Thursday, March 11, 2010

Thinking Thoughts

It's 4 minutes to 1 in the morning. This sudden surge of energy is the LAST thing I needed tonight. Matt's gotten into the habit of staying up later and later every night. Then, he wonders why he's exhausted when he gets home the next day. I don't want this habit. It's his to keep. I'm currently laying here thinking about several things as Matt snacks in the living room. 1. I don't use half of the space in my bedroom. Why? Because it's a giant hallway to the doorless bathroom. That annoys me. 2. I would really like a bathroom with a door. 3. I'm going to be extremely tired tomorrow. Good thing Spring Break is in almost 24 hours. 4. It annoys me when Matt says we do not have groceries, when in fact, we have just run out of junk food. 5. It still scares me that I'm an adult. 6. I don't feel like watching Luther 3 times tomorrow with kids who just don't seem to grasp the importance of the Protestant Reformation. 7. Mrs. Key is awesome. Even when she insinuates inappropriate things. 8. I'm starting to firmly believe that moving closer to Hardin would be a wise decision. 9. I'm not really mad at Mom. (Hope you're reading) I just want her to accept I can handle things and have a little confidence in me. 10. I should really stick a pillow behind me. My head hurts laying against the wall.

See? Several things. I have been working and planning on a budget all week. And I think I have a fairly good one if I say so myself. There are some big plans in the works, but I haven't told everyone so I'll keep it quiet here. I think I may be on the verge of a break through. I won't lie, these past few months have been hard. Physically, emotionally, financially. All of it. At the same time, I get more frustrated because when I'm stressed my sense of humor goes down the drain.
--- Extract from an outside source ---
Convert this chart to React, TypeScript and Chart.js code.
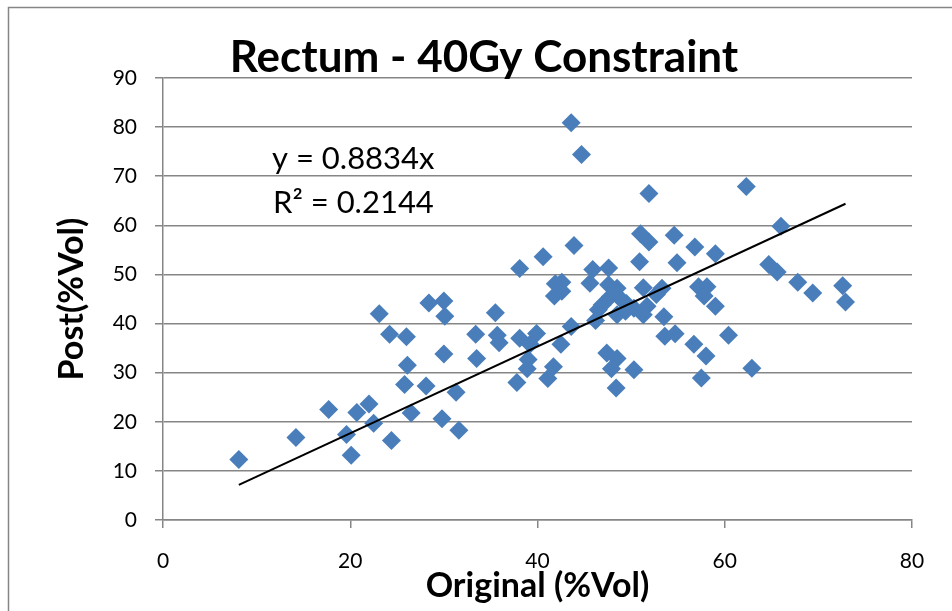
import React, { useEffect, useRef } from "react";
import { Chart, registerables } from "chart.js";

Chart.register(...registerables);

// ---- Data ----
const chartTitle = "Rectum - 40Gy Constraint";
const xAxisTitle = "Original (%Vol)";
const yAxisTitle = "Post(%Vol)";
const equationText = "y = 0.8834x";
const r2Text = "R\u00B2 = 0.2144";
const trendSlope = 0.8834;

const originalVol = [
  8.1, 14.2, 17.7, 19.6, 20.1, 20.7, 22.0, 22.5, 23.1, 24.2,
  24.4, 25.8, 26.0, 26.1, 26.5, 28.1, 28.4, 30.0, 30.1, 30.0,
  29.8, 31.3, 31.6, 33.4, 33.5, 35.5, 35.7, 35.9, 38.1, 38.1,
  37.8, 38.9, 39.0, 39.2, 39.9, 40.6, 41.1, 41.7, 41.8, 41.9,
  42.6, 42.6, 42.5, 43.6, 43.6, 44.7, 43.9, 45.6, 45.9, 46.2,
  46.5, 46.9, 47.6, 47.6, 47.8, 48.5, 48.5, 49.0, 49.5, 50.3,
  47.4, 48.5, 47.9, 48.4, 50.3, 50.9, 51.0, 51.9, 51.9, 51.3,
  51.7, 51.3, 52.7, 53.3, 53.5, 53.6, 54.6, 54.9, 54.7, 56.8,
  56.7, 57.2, 58.1, 57.8, 58.0, 57.5, 59.0, 59.0, 60.4, 62.3,
  62.9, 64.7, 65.6, 66.0, 67.8, 69.4, 72.6, 72.9, 49.4,
];

const postVol = [
  12.3, 16.8, 22.5, 17.4, 13.2, 21.9, 23.6, 19.7, 42.0, 37.8,
  16.2, 27.6, 37.3, 31.5, 21.8, 27.3, 44.2, 44.6, 41.5, 33.8,
  20.6, 26.0, 18.3, 37.8, 32.9, 42.2, 37.6, 36.1, 51.2, 37.0,
  28.0, 30.8, 32.7, 35.8, 38.0, 53.6, 28.8, 31.2, 45.6, 48.1,
  48.4, 46.6, 35.8, 39.4, 80.9, 74.4, 55.9, 48.2, 51.0, 40.6,
  42.8, 43.8, 51.3, 47.9, 45.5, 47.2, 41.8, 44.8, 44.1, 43.1,
  34.0, 32.9, 30.8, 26.9, 30.6, 52.6, 58.3, 56.6, 66.5, 47.3,
  43.5, 41.8, 45.9, 47.2, 41.4, 37.4, 58.0, 52.4, 37.9, 55.6,
  35.8, 47.5, 47.5, 45.6, 33.4, 28.9, 54.2, 43.5, 37.6, 67.9,
  30.9, 52.0, 50.5, 59.8, 48.4, 46.2, 47.7, 44.4, 42.5,
];

const xTickValues = [0, 20, 40, 60, 80];
const yTickValues = [0, 10, 20, 30, 40, 50, 60, 70, 80, 90];

const FONT = "Lato";
const GRID = "#868686";
const MARKER = "#4A7EBB";

const overlayPlugin = {
  id: "overlay",
  beforeDraw(chart: any) {
    const ctx = chart.ctx;
    ctx.save();
    ctx.fillStyle = "#ffffff";
    ctx.fillRect(0, 0, chart.width, chart.height);
    ctx.strokeStyle = GRID;
    ctx.lineWidth = 1.5;
    ctx.beginPath();
    ctx.moveTo(8.5, chart.height);
    ctx.lineTo(8.5, 7.5);
    ctx.lineTo(chart.width, 7.5);
    ctx.stroke();
    ctx.restore();
  },
  afterDraw(chart: any) {
    const ctx = chart.ctx;
    ctx.save();
    ctx.fillStyle = "#000000";
    ctx.textBaseline = "alphabetic";
    ctx.textAlign = "center";
    ctx.font = `bold 44px ${FONT}`;
    ctx.fillText(chartTitle, 484, 72);
    ctx.textAlign = "left";
    ctx.font = `31px ${FONT}`;
    ctx.fillText(equationText, 272, 169);
    ctx.fillText(r2Text, 273, 213);
    ctx.restore();
  },
};

export default function App() {
  const canvasRef = useRef<HTMLCanvasElement | null>(null);

  useEffect(() => {
    let chart: Chart | null = null;
    let cancelled = false;
    const build = () => {
      if (cancelled || !canvasRef.current) return;
      const points = originalVol.map((x, i) => ({ x, y: postVol[i] }));
      const xMin = Math.min(...originalVol);
      const xMax = Math.max(...originalVol);
      const trend = [
        { x: xMin, y: trendSlope * xMin },
        { x: xMax, y: trendSlope * xMax },
      ];
      chart = new Chart(canvasRef.current, {
        type: "scatter",
        data: {
          datasets: [
            {
              type: "line",
              label: "Linear trend",
              data: trend,
              borderColor: "#000000",
              borderWidth: 2,
              pointRadius: 0,
              fill: false,
              order: 0,
            } as any,
            {
              type: "scatter",
              label: "Post vs Original",
              data: points,
              pointStyle: "rectRot",
              pointRadius: 9.5,
              pointBackgroundColor: MARKER,
              backgroundColor: MARKER,
              borderWidth: 0,
              pointBorderWidth: 0,
              order: 1,
            } as any,
          ],
        },
        options: {
          responsive: false,
          animation: false,
          devicePixelRatio: 1,
          layout: { padding: { left: 0, right: 40, top: 78, bottom: 0 } },
          plugins: {
            legend: { display: false },
            tooltip: { enabled: false },
            title: { display: false },
          },
          scales: {
            x: {
              type: "linear",
              min: 0,
              max: 80,
              afterBuildTicks: (s: any) => {
                s.ticks = xTickValues.map((v) => ({ value: v }));
              },
              afterFit: (s: any) => {
                s.height = 91;
              },
              ticks: {
                color: "#000000",
                font: { family: FONT, size: 21 },
                padding: 21,
              },
              grid: {
                drawOnChartArea: false,
                drawTicks: true,
                tickLength: 8,
                color: GRID,
                lineWidth: 1.5,
              },
              border: { color: GRID, width: 1.5 },
              title: {
                display: true,
                text: xAxisTitle,
                color: "#000000",
                font: { family: FONT, size: 34, weight: "bold", lineHeight: 1 },
                padding: { top: 0, bottom: 8 },
              },
            },
            y: {
              type: "linear",
              min: 0,
              max: 90,
              afterBuildTicks: (s: any) => {
                s.ticks = yTickValues.map((v) => ({ value: v }));
              },
              afterFit: (s: any) => {
                s.width = 163;
              },
              ticks: {
                color: "#000000",
                font: { family: FONT, size: 21 },
                padding: 18,
              },
              grid: {
                drawOnChartArea: true,
                drawTicks: true,
                tickLength: 8,
                color: GRID,
                lineWidth: 1.5,
              },
              border: { color: GRID, width: 1.5 },
              title: {
                display: true,
                text: yAxisTitle,
                color: "#000000",
                font: { family: FONT, size: 34, weight: "bold", lineHeight: 1 },
                padding: { top: 55, bottom: 0 },
              },
            },
          },
        },
        plugins: [overlayPlugin],
      } as any);
    };
    const fontsApi = (document as any).fonts;
    if (fontsApi && fontsApi.load) {
      Promise.all([
        fontsApi.load(`bold 44px ${FONT}`),
        fontsApi.load(`21px ${FONT}`),
      ])
        .catch(() => undefined)
        .then(build);
    } else {
      build();
    }
    return () => {
      cancelled = true;
      if (chart) chart.destroy();
    };
  }, []);

  return (
    <div
      style={{
        position: "fixed",
        left: 0,
        top: 0,
        width: 952,
        height: 611,
        background: "#ffffff",
        overflow: "hidden",
      }}
    >
      <canvas ref={canvasRef} width={952} height={611} style={{ display: "block" }} />
    </div>
  );
}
And, this is arrogant, I enjoy myself sometimes. I used to love being by myself. I could always find something to work on. Then I met Matt and he became my spare time hobby. Well, now we are beginning to go back to separate hobbies I think. In a way, this makes me sad, because I really enjoy sharing things with Matt. On the other hand, maybe some of our skirmishes have been a result of TOO much time together. We're redefining ourselves. :)

As I'm sure you've noticed, I ramble when I'm tired. And I'm getting sleepy. I should blog more often when I can't sleep. Apparently it helps. I'm really really really trying to stay upbeat. I'm feeling a little more confident about myself lately. I think sometimes Matt feels I'm being more...."assertive" (or stubborn or determined...lol) than usual. But I'm tired of feeling like I'm in limbo. I'm really trying to become a better person, and I want to fix what's around me. I really think Matt's more annoyed by my inability to verbally communicate thoughts. They really just flow when I'm writing, but if I'm trying to speak the words to Matt...I go blank. I end up saying "I don't know." when I really mean, "I do know. We should start with A and work our way to B. If you'd just hand me a scratch pad to doodle and outline, we'd get a lot further in our planning." Stupid Ready Writing. Maybe I should get a recorder and start writing aloud. lol. Maybe I should sign off and go to sleep. Best idea of the evening. I hope you all are recovering from the doozy of a winter we had. Can't wait for summer!